Mauerbauer se joue très bien quel que soit le nombre de joueurs. Evidemment, il est plus facile de lire le jeu de ses adversaires lorsque l’on est moins nombreux et on garde plus de contrôle sur la formation des villes à 2. Mais le jeu reste très agréable jusqu’à 4 joueurs, offrant alors pas mal de possibilités pour profiter des actions des autres.

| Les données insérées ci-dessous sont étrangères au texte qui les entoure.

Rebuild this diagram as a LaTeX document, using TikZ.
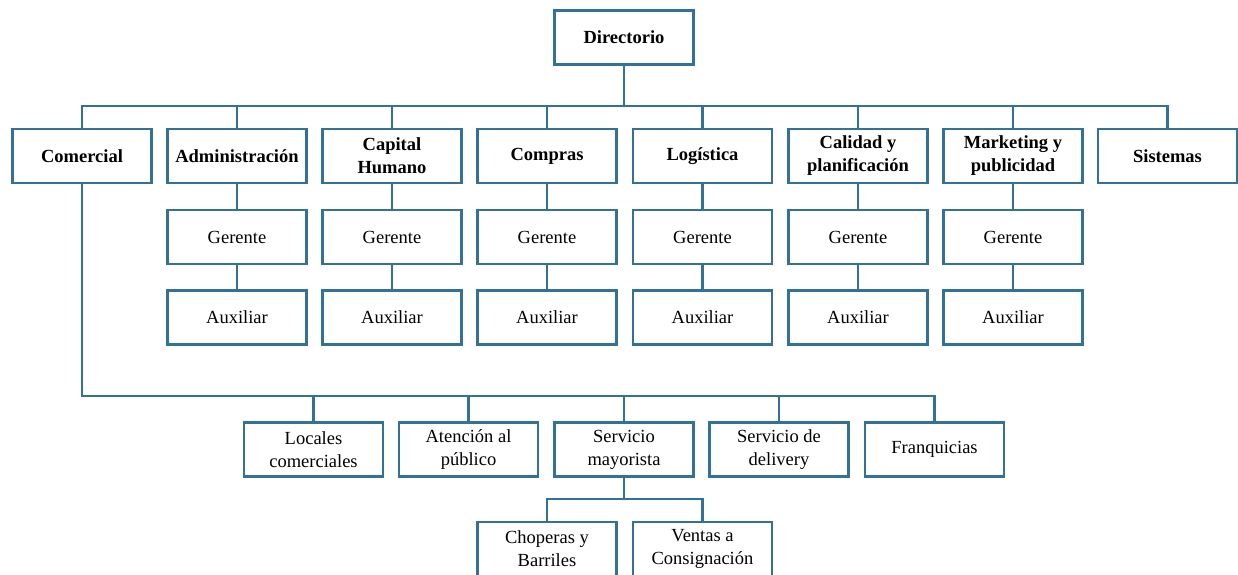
\documentclass[tikz,border=0pt]{standalone}
\usepackage{fontspec}
\setmainfont{Liberation Serif}
\definecolor{boxblue}{RGB}{49,114,155}
\begin{document}
\begin{tikzpicture}[x=1pt,y=-1pt,
  box/.style={draw=boxblue, line width=2.8pt, fill=white, minimum width=139pt, minimum height=54pt,
    inner sep=1pt, align=center, font=\fontsize{18.5}{23}\selectfont},
  bbox/.style={box, font=\fontsize{18.5}{23}\selectfont\bfseries},
  link/.style={draw=boxblue, line width=2.8pt}]
\useasboundingbox (0,0) rectangle (1238,574);
\clip (0,0) rectangle (1238,574);
% level 0
\node[bbox] (dir) at (624,37.5) {Directorio};
% level 1
\node[bbox] (com) at (82,156) {Comercial};
\node[bbox] (adm) at (237,156) {Administración};
\node[bbox] (cap) at (392,156) {Capital\\Humano};
\node[bbox] (cpr) at (547,156) {Compras};
\node[bbox] (log) at (702.5,156) {Logística};
\node[bbox] (cal) at (858,156) {Calidad y\\planificación};
\node[bbox] (mkt) at (1013,156) {Marketing y\\publicidad};
\node[bbox] (sis) at (1167.5,156) {Sistemas};
% gerente / auxiliar
\foreach \n/\x in {adm/237,cap/392,cpr/547,log/702.5,cal/858,mkt/1013}{
  \node[box] (g\n) at (\x,237) {Gerente};
  \node[box] (a\n) at (\x,317.5) {Auxiliar};
}
% level 3
\node[box] (loc) at (313.5,449.5) {Locales\\comerciales};
\node[box] (ate) at (468.5,449.5) {Atención al\\público};
\node[box] (may) at (624,449.5) {Servicio\\mayorista};
\node[box] (del) at (779,449.5) {Servicio de\\delivery};
\node[box] (fra) at (934.5,449.5) {Franquicias};
% level 4
\node[box] (cho) at (547,549) {Choperas y\\Barriles};
\node[box] (ven) at (702.5,549) {Ventas a\\Consignación};
% buses
\coordinate (bus1) at (624,106);
\coordinate (bus2) at (500,396);
\coordinate (bus3) at (624,499);
\draw[link] (dir.south) -- (bus1);
\draw[link, line cap=rect] (com.north |- bus1) -- (sis.north |- bus1);
\foreach \n in {com,adm,cap,cpr,log,cal,mkt,sis}{
  \draw[link] (\n.north) -- (\n.north |- bus1);
}
\foreach \n in {adm,cap,cpr,log,cal,mkt}{
  \draw[link] (\n.south) -- (g\n.north);
  \draw[link] (g\n.south) -- (a\n.north);
}
\draw[link, line join=miter] (com.south) |- (fra.north |- bus2) -- (fra.north);
\foreach \n in {loc,ate,may,del}{
  \draw[link] (\n.north) -- (\n.north |- bus2);
}
\draw[link] (may.south) -- (bus3);
\draw[link, line join=miter] (cho.north) |- (ven.north |- bus3) -- (ven.north);
\end{tikzpicture}
\end{document}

Conseils tactiques et stratégiques


- Une partie de Mauerbauer se gagne en général entre 100 et 120 points.
- Les cartes restent le nerf du jeu et votre seul manière de gagner des points : ne perdez pas vos obejectifs de vue.
- Observez bien le jeu de vos adversaires : la manière dont il joue peut vous donner des indications sur les objectifs qu’ils poursuivent. S’ils ont les mêmes que vous, concentrez-vous sur d’autres objectifs.
- Les cartes rapportant des points pour les tours en dehors des villes sont très fortes en début de partie : si vous remarquez que vos adversaires éparpillent des tours partout, c’est qu’ils ont sûrement ce type de cartes. Si vous n’en avez pas, fermez rapidement une ville pour mettre votre adversaire devant un dilemme et pouvoir renouveler votre main de cartes.
- N’oubliez pas que les conditions de fin de partie sont nombreuses. Si votre main de cartes vient à s’épuiser et que vous ne pensez être capable de la renouveler, n’hésiter pas à accélérer la partie (en plaçant des murs qui permettent de poser 2 tours ou en cherchant à épuiser le stock de palais).
- Etre dernier permet de renouveler son stock de cartes : n’oubliez pas que le moment où il est le plus simple d’être dernier, c’est au début de la partie.
- Sur le forum de Tric Trac, palferso propose une variante intéressante pour limiter le hasard de la pioche : lorsque la pioche est épuisée, retournez la défausse sans la mélanger pour former la nouvelle pioche.

Public

Les règles de Mauerbauer sont relativement simples et assimilables par un public assez large. De plus la part de hasard permet à chacun de s’y retrouver. Cependant, le plaisir n’y est pas forcèment immédiat et la part de hasard, qui peut sembler difficilement contrôlable, pourra rebuter les "hardcore gamers".

Conclusion

Comme toujurs, Leo Colovini nous sert un jeu déroutant, où la part de hasard semble au premier abord trop importante, mais qui se révèle, à l’usage, bien plu subtil qu’il n’en a l’air. Cependant, Mauerbauer a un petit quelque chose en plus qui le place, selon moi, parmi les meilleurs Colovini. Evidemment, tout n’est pas parfait : le plateau est un peu terne mais est relevé par le matériel en bois magnifique, certaines cartes piochées au bon moment peuvent donner un avantage certain, mais on joue quand même sur le long terme.

Mauerbauer est donc une réussite, parfaitement jouable de 2 à 4 joueurs en une heure environ et qui restent suffisamment simple pour être joué par un public assez large.